The Red Sox, I would argue, are clearly the most poetic and literary of all baseball teams. Many things play into this: the tragic arcs of so many pre-2004 Red Sox seasons, the multitude of colleges (and, therefore, good writers) in the Boston area, and of course, the majesty that is Fenway.

Doubt what I have to say? Check out Peter Gammons' piece on Game 6 of the 1975 World Series. The fact that he wrote that on deadline reminds me of just how far I have to go in becoming a good writer. Still disagree with me? Read John Updike's famous piece "Hub Fans Bid Kid Adieu." Of the pieces included in The Best American Sports Writing of the Century, three of them are related to the Red Sox, with only Muhammad Ali warranting more.

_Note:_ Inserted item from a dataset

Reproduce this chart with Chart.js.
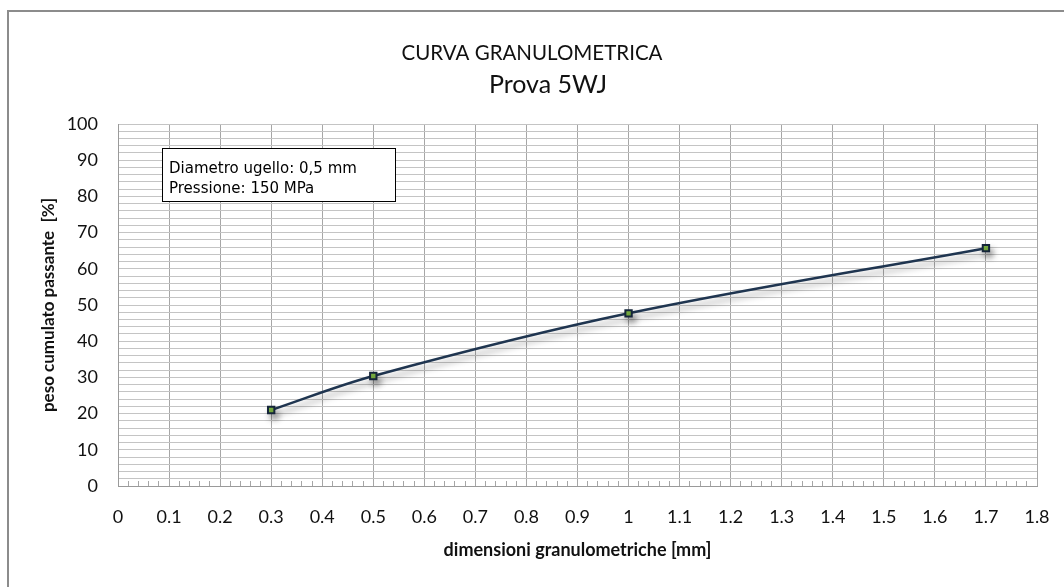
<!DOCTYPE html>
<html>
<head>
<meta charset="utf-8">
<script src="https://cdn.jsdelivr.net/npm/chart.js@4"></script>
<style>
  html, body { margin: 0; padding: 0; background: #fff; overflow: hidden; }
  #wrap { width: 1064px; height: 587px; position: relative; }
  canvas { display: block; }
</style>
</head>
<body>
<div id="wrap"><canvas id="chart"></canvas></div>
<script>
// dati
const diametri = [0.3, 0.5, 1.0, 1.7];          // mm
const passante = [21.0, 30.4, 47.7, 65.7];      // %
const titolo = 'CURVA GRANULOMETRICA';
const sottotitolo = 'Prova 5WJ';
const noteBox = ['Diametro ugello: 0,5 mm', 'Pressione: 150 MPa'];

const punti = diametri.map((d, i) => ({ x: d, y: passante[i] }));

// cornice, titoli e riquadro note
const decorazioni = {
  id: 'decorazioni',
  beforeDraw(chart) {
    const ctx = chart.ctx;
    ctx.save();
    ctx.fillStyle = '#fff';
    ctx.fillRect(0, 0, chart.width, chart.height);
    // cornice: solo i lati superiore e sinistro sono nell'immagine
    ctx.strokeStyle = '#8c8c8c';
    ctx.lineWidth = 2;
    ctx.beginPath();
    ctx.moveTo(8, chart.height);
    ctx.lineTo(8, 11);
    ctx.lineTo(chart.width, 11);
    ctx.stroke();
    ctx.fillStyle = '#111';
    ctx.textAlign = 'center';
    ctx.textBaseline = 'alphabetic';
    ctx.font = '20.5px Lato';
    ctx.fillText(titolo, 532, 60);
    ctx.font = '25px Lato';
    ctx.fillText(sottotitolo, 548, 93);
    ctx.restore();
  },
  beforeDatasetsDraw(chart) {
    const ctx = chart.ctx;
    ctx.save();
    ctx.shadowColor = 'rgba(0,0,0,0.35)';
    ctx.shadowBlur = 6;
    ctx.shadowOffsetX = 3;
    ctx.shadowOffsetY = 5;
  },
  afterDatasetsDraw(chart) {
    chart.ctx.restore();
  },
  afterDraw(chart) {
    const ctx = chart.ctx;
    ctx.save();
    ctx.fillStyle = '#fff';
    ctx.fillRect(162, 148, 233, 53);
    ctx.strokeStyle = '#000';
    ctx.lineWidth = 1;
    ctx.strokeRect(162.5, 148.5, 233, 53);
    ctx.fillStyle = '#000';
    ctx.font = '15px "DejaVu Sans"';
    ctx.textAlign = 'left';
    ctx.fillText(noteBox[0], 169, 173);
    ctx.fillText(noteBox[1], 169, 193);
    ctx.restore();
  }
};

new Chart(document.getElementById('chart'), {
  type: 'line',
  data: {
    datasets: [{
      data: punti,
      borderColor: '#1f3550',
      borderWidth: 2.5,
      tension: 0.35,
      pointStyle: 'rect',
      pointRadius: 4.5,
      pointBorderWidth: 2,
      pointBorderColor: '#15253a',
      pointBackgroundColor: '#7cb342'
    }]
  },
  options: {
    responsive: true,
    maintainAspectRatio: false,
    animation: false,
    layout: { padding: { left: 0, right: 27, top: 124, bottom: 0 } },
    plugins: {
      legend: { display: false },
      tooltip: { enabled: false }
    },
    scales: {
      x: {
        type: 'linear',
        min: 0,
        max: 1.8,
        afterFit(scale) {
          scale.height = 101;
          scale.paddingLeft = 0;
          scale.paddingRight = 0;
        },
        border: { color: '#9a9a9a', width: 1 },
        grid: {
          color: ctx => (Math.round(ctx.tick.value * 100) % 10 === 0 ? '#a6a6a6' : 'rgba(0,0,0,0)'),
          tickColor: '#a6a6a6',
          tickLength: -5
        },
        ticks: {
          stepSize: 0.02,
          autoSkip: false,
          maxRotation: 0,
          minRotation: 0,
          padding: 25,
          color: '#111',
          font: { family: 'Lato', size: 18 },
          callback: v => (Math.round(v * 100) % 10 === 0 ? String(Math.round(v * 10) / 10) : '')
        },
        title: {
          display: true,
          text: 'dimensioni granulometriche [mm]',
          color: '#111',
          font: { family: 'Lato', size: 18, weight: 'bold' },
          padding: { top: 0, bottom: 26 }
        }
      },
      y: {
        min: 0,
        max: 100,
        afterFit(scale) { scale.width = 118; },
        border: { color: '#9a9a9a', width: 1 },
        grid: {
          color: '#c4c4c4',
          drawTicks: false
        },
        ticks: {
          stepSize: 2,
          autoSkip: false,
          padding: 20,
          color: '#111',
          font: { family: 'Lato', size: 18 },
          callback: v => (v % 10 === 0 ? String(v) : '')
        },
        title: {
          display: true,
          text: 'peso cumulato passante  [%]',
          color: '#111',
          font: { family: 'Lato', size: 17, weight: 'bold' },
          padding: { top: 38, bottom: 0 }
        }
      }
    }
  },
  plugins: [decorazioni]
});
</script>
</body>
</html>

(Granted, I will entertain arguments for the Brooklyn Dodgers, a team that no longer exists, simply because The Boys of Summer by Roger Kahn is probably one of the top three or four sports books of all time. However, the Brooklyn Dodgers no longer truly exist.)

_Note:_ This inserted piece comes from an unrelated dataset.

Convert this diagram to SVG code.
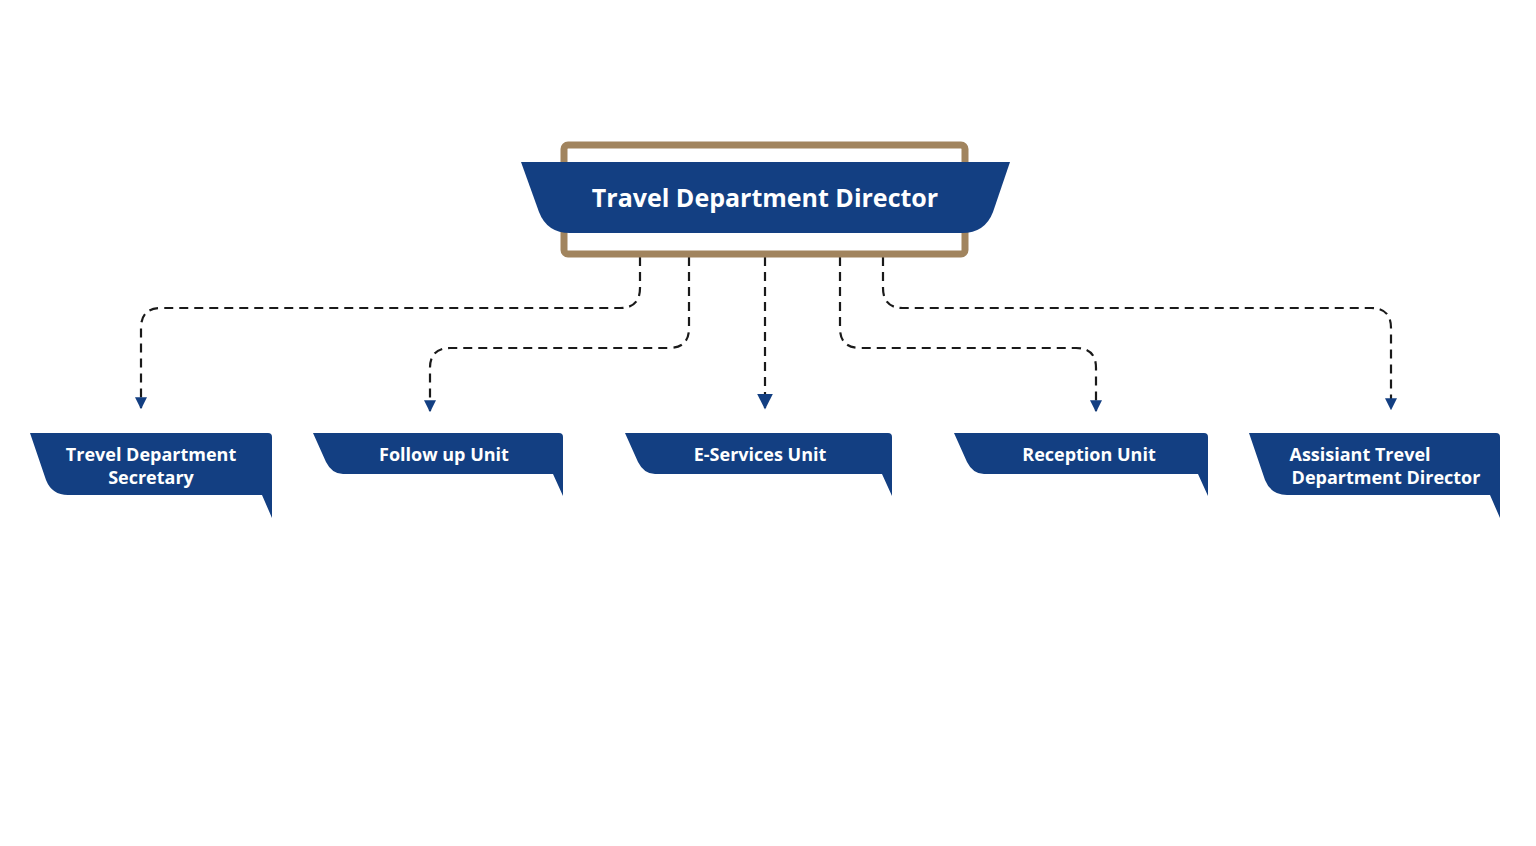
<svg xmlns="http://www.w3.org/2000/svg" width="1536" height="846" viewBox="0 0 1536 846">
<style>
.b{fill:#133f82}
.t{fill:#fff;font-family:"Open Sans","Liberation Sans",sans-serif;font-weight:bold;font-size:18px;text-anchor:middle}
.c{fill:none;stroke:#1a1a1a;stroke-width:2.2;stroke-dasharray:9 6}
</style>
<defs>
<marker id="a" viewBox="0 0 10 10" refX="9" refY="5" markerWidth="12" markerHeight="14" orient="auto" markerUnits="userSpaceOnUse"><path d="M0,0L10,5L0,10Z" fill="#133f82"/></marker>
<marker id="a2" viewBox="0 0 10 10" refX="9" refY="5" markerWidth="16" markerHeight="20" orient="auto" markerUnits="userSpaceOnUse"><path d="M0,0L10,5L0,10Z" fill="#133f82"/></marker>
</defs>
<rect width="1536" height="846" fill="#fff"/>
<g id="connectors">
<path class="c" d="M640,257V288Q640,308 620,308H161Q141,308 141,328V408" marker-end="url(#a)"/>
<path class="c" d="M689,257V328Q689,348 669,348H450Q430,348 430,368V411" marker-end="url(#a)"/>
<path class="c" d="M765,257V408" marker-end="url(#a2)"/>
<path class="c" d="M840,257V328Q840,348 860,348H1076Q1096,348 1096,368V411" marker-end="url(#a)"/>
<path class="c" d="M883,257V288Q883,308 903,308H1371Q1391,308 1391,328V409" marker-end="url(#a)"/>
</g>
<g id="director">
<rect x="564" y="145" width="401" height="109" rx="4" fill="none" stroke="#a1845e" stroke-width="7"/>
<path class="b" d="M521,162H1010L993,212Q985,233 962,233H570Q547,233 539,212Z"/>
<text class="t" x="765" y="207" style="font-size:25px">Travel Department Director</text>
</g>
<g id="n1">
<path class="b" d="M30,433H268Q272,433 272,437V518L262,495H68Q52,495 46,480Z"/>
<text class="t" x="151" y="461">Trevel Department</text><text class="t" x="151" y="484">Secretary</text>
</g>
<g id="n2">
<path class="b" d="M313,433H559Q563,433 563,437V496L553,474H343Q332,474 326,462Z"/>
<text class="t" x="444" y="461">Follow up Unit</text>
</g>
<g id="n3">
<path class="b" d="M625,433H888Q892,433 892,437V496L882,474H655Q644,474 638,462Z"/>
<text class="t" x="760" y="461">E-Services Unit</text>
</g>
<g id="n4">
<path class="b" d="M954,433H1204Q1208,433 1208,437V496L1198,474H984Q973,474 967,462Z"/>
<text class="t" x="1089" y="461">Reception Unit</text>
</g>
<g id="n5">
<path class="b" d="M1249,433H1496Q1500,433 1500,437V518L1490,495H1287Q1271,495 1265,480Z"/>
<text class="t" x="1360" y="461">Assisiant Trevel</text><text class="t" x="1386" y="484">Department Director</text>
</g>
</svg>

Why am I mentioning all of this? Because it relates to last night's win over the Cleveland Indians. Simply losing would not be dramatic, tragic, or exciting enough for the Red Sox. Face it, there is no emotion - except hopelessness, which is something the Red Sox are not guilty of - in losing four straight games. Losing tomorrow night in Game 6 would be tragic, a Game 7 loss would be cataclysmic, and a series victory would be awe-inspiring.

So, last night, Josh Beckett needed to strike out 11 men over eight innings, despite attempts by Kenny Lofton and the Indians to psyche him out. Kevin Youkilis needed to step up with a home run, a triple, and three RBIs. Even Manny Ramirez needed to provide (in retrospect) comic relief by hitting a 390-foot single. If it didn't happen, there would be no story, no drama, no life to a team that is based on those three things.

Schilling, whose last Game 6 was part of the greatest story baseball ever told, is facing Fausto Carmona tomorrow night. Although his sock will not be nearly as bloody, I predict the result will be the same as what happened 3 years ago - A Red Sox win.

On a side note, Manny's comments about not caring don't bother me. If you work at Target, certainly Target's shareholders care if the store meets their earnings projection each quarter and are certainly somewhat dependent on you to do so. But do you really care? No, it's still just a job. You might like it, you might hate it. I'm confident that Manny Ramirez likes playing baseball and would prefer to win, but he's right in pointing out that the rapture won't occur if the Red Sox lose. It may sound callous, but as fans, we care far more than any player does about the wins and losses.

Final side note: I promise, you'll only have to put up with posts about the Red Sox for about another week or so at the most.